◆ JOB:
Leave the pictures out, and retype all of the material exactly as written.

◆ MATERIAL PROVIDED:
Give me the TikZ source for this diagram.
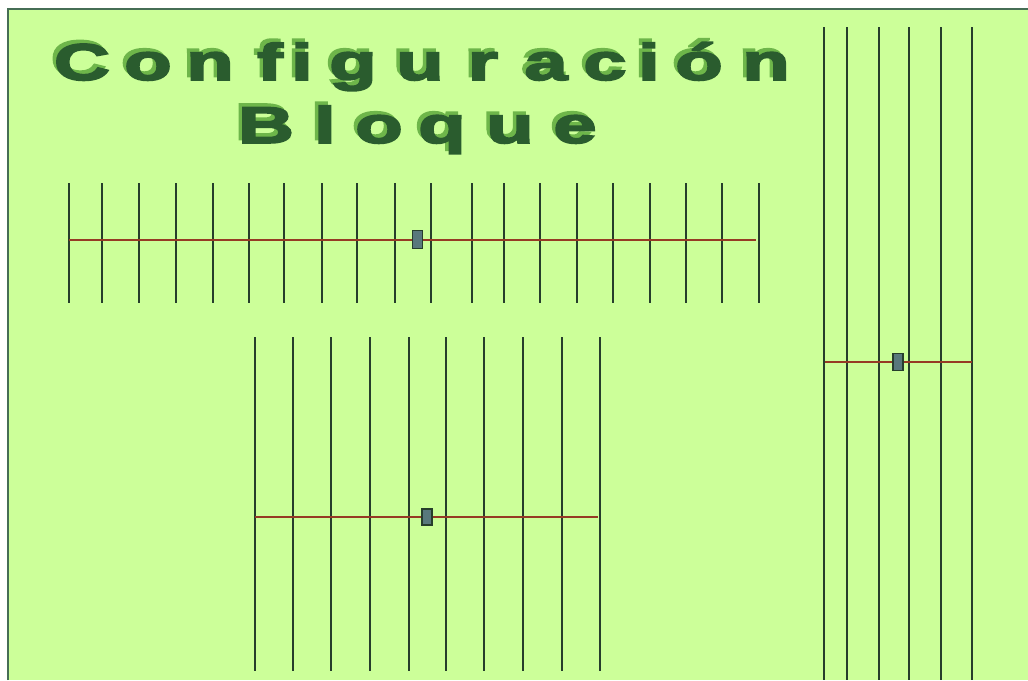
\documentclass[tikz,border=0pt]{standalone}
\usepackage{fontspec}
\setmainfont{Liberation Sans}
\newfontfamily\titlefont{Liberation Sans Bold}[FakeBold=3]
\definecolor{bg}{RGB}{204,255,153}
\definecolor{ink}{RGB}{42,92,46}
\definecolor{shade}{RGB}{110,182,74}
\definecolor{rodc}{RGB}{38,62,44}
\definecolor{boomc}{RGB}{150,58,36}
\definecolor{feedc}{RGB}{88,120,124}
\definecolor{edgec}{RGB}{70,110,85}
\newcommand\shadowedletter[1]{\makebox[0pt][l]{\hspace{-3.5pt}\raisebox{3.5pt}{\textcolor{shade}{\scalebox{1.5}[1]{#1}}}}\textcolor{ink}{\scalebox{1.5}[1]{#1}}}
\tikzset{
  rod/.style={draw=rodc, line width=2},
  boomline/.style={draw=boomc, line width=1.6},
  feedbox/.style={draw=rodc, fill=feedc, line width=1.2, minimum width=10, minimum height=18, inner sep=0},
  letter/.style={font=\titlefont\fontsize{51.7}{60}\selectfont, anchor=base, inner sep=0}
}
\begin{document}
\begin{tikzpicture}[x=1pt,y=-1pt]
\useasboundingbox (0,0) rectangle (1028,680);
\fill[white] (0,0) rectangle (1028,680);
\fill[bg] (8,9) rectangle (1028,680);
\draw[edgec, line width=1.5] (8,680) -- (8,9) -- (1028,9);
% title line 1
\foreach \ch/\x [count=\i] in {C/82,o/148,n/210,f/270,i/302,g/353,u/420,r/483,a/546,c/605,i/649,ó/699,n/766}{
  \node[letter] (t\i) at (\x,80) {\shadowedletter{\ch}};
}
% title line 2
\foreach \ch/\x [count=\i] in {B/266,l/325,o/379,q/442,u/510,e/575}{
  \node[letter] (bt\i) at (\x,143) {\shadowedletter{\ch}};
}
% top antenna
\foreach \x in {69.3,102.3,139.3,175.7,212.7,248.7,284.3,321.7,357.3,394.7,430.7,472,503.7,539.7,576.7,612.7,650,685.7,721.7,759}{
  \draw[rod] (\x,183) -- (\x,303);
}
\coordinate (a1) at (69.3,240);
\coordinate (a2) at (755.7,240);
\draw[boomline] (a1) -- (a2);
\node[feedbox] (f1) at (417.7,239.7) {};
% bottom antenna
\foreach \x in {255.3,292.7,331.3,369.7,408.7,445.7,484.3,523,561.7,600}{
  \draw[rod] (\x,337) -- (\x,671);
}
\coordinate (b1) at (255.3,517);
\coordinate (b2) at (598.3,517);
\draw[boomline] (b1) -- (b2);
\node[feedbox, minimum height=16] (f2) at (427,517) {};
% right antenna
\foreach \x in {823.7,847.3,879,909.3,941.3,971.7}{
  \draw[rod] (\x,27) -- (\x,680);
}
\coordinate (c1) at (825,361.7);
\coordinate (c2) at (971.7,361.7);
\draw[boomline] (c1) -- (c2);
\node[feedbox, minimum height=17] (f3) at (898,361.7) {};
\end{tikzpicture}
\end{document}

◆ RESPONSE TO THE TASK:
Give me the TikZ source for this diagram.
\documentclass[tikz,border=0pt]{standalone}
\usepackage{fontspec}
\setmainfont{Liberation Sans}
\newfontfamily\titlefont{Liberation Sans Bold}[FakeBold=3]
\definecolor{bg}{RGB}{204,255,153}
\definecolor{ink}{RGB}{42,92,46}
\definecolor{shade}{RGB}{110,182,74}
\definecolor{rodc}{RGB}{38,62,44}
\definecolor{boomc}{RGB}{150,58,36}
\definecolor{feedc}{RGB}{88,120,124}
\definecolor{edgec}{RGB}{70,110,85}
\newcommand\shadowedletter[1]{\makebox[0pt][l]{\hspace{-3.5pt}\raisebox{3.5pt}{\textcolor{shade}{\scalebox{1.5}[1]{#1}}}}\textcolor{ink}{\scalebox{1.5}[1]{#1}}}
\tikzset{
  rod/.style={draw=rodc, line width=2},
  boomline/.style={draw=boomc, line width=1.6},
  feedbox/.style={draw=rodc, fill=feedc, line width=1.2, minimum width=10, minimum height=18, inner sep=0},
  letter/.style={font=\titlefont\fontsize{51.7}{60}\selectfont, anchor=base, inner sep=0}
}
\begin{document}
\begin{tikzpicture}[x=1pt,y=-1pt]
\useasboundingbox (0,0) rectangle (1028,680);
\fill[white] (0,0) rectangle (1028,680);
\fill[bg] (8,9) rectangle (1028,680);
\draw[edgec, line width=1.5] (8,680) -- (8,9) -- (1028,9);
% title line 1
\foreach \ch/\x [count=\i] in {C/82,o/148,n/210,f/270,i/302,g/353,u/420,r/483,a/546,c/605,i/649,ó/699,n/766}{
  \node[letter] (t\i) at (\x,80) {\shadowedletter{\ch}};
}
% title line 2
\foreach \ch/\x [count=\i] in {B/266,l/325,o/379,q/442,u/510,e/575}{
  \node[letter] (bt\i) at (\x,143) {\shadowedletter{\ch}};
}
% top antenna
\foreach \x in {69.3,102.3,139.3,175.7,212.7,248.7,284.3,321.7,357.3,394.7,430.7,472,503.7,539.7,576.7,612.7,650,685.7,721.7,759}{
  \draw[rod] (\x,183) -- (\x,303);
}
\coordinate (a1) at (69.3,240);
\coordinate (a2) at (755.7,240);
\draw[boomline] (a1) -- (a2);
\node[feedbox] (f1) at (417.7,239.7) {};
% bottom antenna
\foreach \x in {255.3,292.7,331.3,369.7,408.7,445.7,484.3,523,561.7,600}{
  \draw[rod] (\x,337) -- (\x,671);
}
\coordinate (b1) at (255.3,517);
\coordinate (b2) at (598.3,517);
\draw[boomline] (b1) -- (b2);
\node[feedbox, minimum height=16] (f2) at (427,517) {};
% right antenna
\foreach \x in {823.7,847.3,879,909.3,941.3,971.7}{
  \draw[rod] (\x,27) -- (\x,680);
}
\coordinate (c1) at (825,361.7);
\coordinate (c2) at (971.7,361.7);
\draw[boomline] (c1) -- (c2);
\node[feedbox, minimum height=17] (f3) at (898,361.7) {};
\end{tikzpicture}
\end{document}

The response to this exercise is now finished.